Low-rank approximation with convex constraints

Researchers: Christian Grussler, Anders Rantzer, Pontus Giselsson, Andrey Ghulchak

Funding: LCCC Linnaeus center

Model Order Reduction of Postive Systems:

Transportation networks, biological systems as well as heat transfer model are only a few examples for systems with the fundemental property of operating with positively measured inputs and outputs only. Typically these systems are large-scale and one way of overcoming this issue in control and simulations is to approximate the systems with the help of so-called Model Order Redcution (MOR). Unfortuantely, stanard MOR-methods do not preserve positivity and by that may lead to false conclusions in simulations as well as controler design.

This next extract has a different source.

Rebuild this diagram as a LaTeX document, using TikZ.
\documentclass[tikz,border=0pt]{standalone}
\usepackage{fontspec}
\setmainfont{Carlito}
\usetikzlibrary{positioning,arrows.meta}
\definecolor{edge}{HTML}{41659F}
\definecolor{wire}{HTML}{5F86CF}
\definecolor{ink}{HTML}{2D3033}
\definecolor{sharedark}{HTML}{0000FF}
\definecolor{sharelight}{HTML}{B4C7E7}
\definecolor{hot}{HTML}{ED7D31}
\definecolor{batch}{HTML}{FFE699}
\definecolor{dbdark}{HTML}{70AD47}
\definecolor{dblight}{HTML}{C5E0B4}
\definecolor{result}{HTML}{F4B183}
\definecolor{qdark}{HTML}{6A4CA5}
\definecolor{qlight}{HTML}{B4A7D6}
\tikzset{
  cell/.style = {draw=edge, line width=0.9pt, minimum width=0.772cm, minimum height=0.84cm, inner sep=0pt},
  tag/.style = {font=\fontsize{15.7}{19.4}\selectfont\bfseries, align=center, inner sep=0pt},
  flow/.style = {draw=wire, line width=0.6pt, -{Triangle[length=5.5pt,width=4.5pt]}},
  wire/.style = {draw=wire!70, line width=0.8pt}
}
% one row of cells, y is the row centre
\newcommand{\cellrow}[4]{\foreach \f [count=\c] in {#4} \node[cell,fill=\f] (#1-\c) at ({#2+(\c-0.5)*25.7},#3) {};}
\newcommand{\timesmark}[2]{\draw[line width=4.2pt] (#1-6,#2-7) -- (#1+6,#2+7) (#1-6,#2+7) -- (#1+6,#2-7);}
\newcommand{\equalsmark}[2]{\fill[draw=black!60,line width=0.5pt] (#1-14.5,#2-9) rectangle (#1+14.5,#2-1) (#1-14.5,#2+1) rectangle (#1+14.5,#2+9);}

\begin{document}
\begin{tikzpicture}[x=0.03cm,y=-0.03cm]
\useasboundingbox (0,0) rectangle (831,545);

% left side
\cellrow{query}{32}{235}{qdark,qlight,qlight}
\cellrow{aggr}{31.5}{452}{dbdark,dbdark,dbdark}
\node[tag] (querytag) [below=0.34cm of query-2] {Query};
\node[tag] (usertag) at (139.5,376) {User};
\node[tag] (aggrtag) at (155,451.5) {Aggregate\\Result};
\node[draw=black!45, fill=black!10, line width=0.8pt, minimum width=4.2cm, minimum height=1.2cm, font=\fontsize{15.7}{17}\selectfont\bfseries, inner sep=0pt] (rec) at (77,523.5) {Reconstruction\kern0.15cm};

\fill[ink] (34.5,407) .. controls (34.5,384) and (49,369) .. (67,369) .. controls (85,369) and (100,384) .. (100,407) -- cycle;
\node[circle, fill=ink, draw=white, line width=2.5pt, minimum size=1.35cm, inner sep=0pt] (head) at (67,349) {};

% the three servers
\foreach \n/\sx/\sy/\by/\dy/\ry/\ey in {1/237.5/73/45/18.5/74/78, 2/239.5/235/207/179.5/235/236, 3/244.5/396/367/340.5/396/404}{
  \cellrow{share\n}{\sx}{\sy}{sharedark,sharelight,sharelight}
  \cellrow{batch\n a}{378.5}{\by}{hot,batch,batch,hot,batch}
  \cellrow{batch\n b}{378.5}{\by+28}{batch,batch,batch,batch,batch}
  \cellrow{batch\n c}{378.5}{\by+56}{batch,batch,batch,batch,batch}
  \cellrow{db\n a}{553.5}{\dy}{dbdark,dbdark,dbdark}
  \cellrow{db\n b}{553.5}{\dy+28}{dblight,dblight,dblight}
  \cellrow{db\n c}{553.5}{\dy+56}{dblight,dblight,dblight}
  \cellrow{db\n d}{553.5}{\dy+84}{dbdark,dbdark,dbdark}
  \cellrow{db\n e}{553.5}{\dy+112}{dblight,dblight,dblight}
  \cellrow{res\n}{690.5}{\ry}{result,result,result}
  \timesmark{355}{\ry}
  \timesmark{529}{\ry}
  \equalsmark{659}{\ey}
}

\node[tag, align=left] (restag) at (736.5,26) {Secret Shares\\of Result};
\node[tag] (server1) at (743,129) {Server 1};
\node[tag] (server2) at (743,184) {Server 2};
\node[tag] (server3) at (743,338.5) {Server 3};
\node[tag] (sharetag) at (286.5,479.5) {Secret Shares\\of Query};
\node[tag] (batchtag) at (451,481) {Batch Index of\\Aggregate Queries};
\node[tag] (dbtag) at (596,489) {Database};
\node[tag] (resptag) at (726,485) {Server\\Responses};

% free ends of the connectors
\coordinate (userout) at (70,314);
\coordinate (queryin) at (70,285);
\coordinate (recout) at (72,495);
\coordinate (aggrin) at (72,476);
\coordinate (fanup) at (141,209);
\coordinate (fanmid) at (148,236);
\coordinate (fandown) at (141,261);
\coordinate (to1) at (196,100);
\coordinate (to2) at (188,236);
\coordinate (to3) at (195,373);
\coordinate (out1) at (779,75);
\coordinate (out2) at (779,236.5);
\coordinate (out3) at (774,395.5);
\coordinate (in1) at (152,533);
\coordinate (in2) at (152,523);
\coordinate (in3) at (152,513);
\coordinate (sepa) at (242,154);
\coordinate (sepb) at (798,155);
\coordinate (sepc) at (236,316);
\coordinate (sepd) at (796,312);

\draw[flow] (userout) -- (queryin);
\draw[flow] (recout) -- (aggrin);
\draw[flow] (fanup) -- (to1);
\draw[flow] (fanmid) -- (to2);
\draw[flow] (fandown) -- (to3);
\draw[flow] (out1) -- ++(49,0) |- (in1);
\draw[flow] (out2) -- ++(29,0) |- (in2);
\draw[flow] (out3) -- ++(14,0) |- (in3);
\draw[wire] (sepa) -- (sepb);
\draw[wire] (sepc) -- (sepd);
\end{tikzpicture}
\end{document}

Research in Posivity Preserving Model Order Reduction has been conducted earlier, however with strong conservatism regarding dimensionality and errors. Our main goal is to supply new approximaton strategies with the incentive of weakening the current conservatism, e.g. by considering ellispoidal cone invariant systems.


Low-rank approximation with convex constraints

Model order reduction that is preserving external positivity is essentially equivalent to a low-rank approximation of an infinite-dimensional Hankel-matrix under the preservation of the Hankel-structure and the non-negativity. However, even for finite matrices it is unkown how to find an optimal low-rank approximation that preserves convex constraints. Instead heuristics, like the nuclear-norm regularization method are the state of the art. 

Our main goal is to fill this gap and give deterministic solutions that do not depend on a regularization parameter.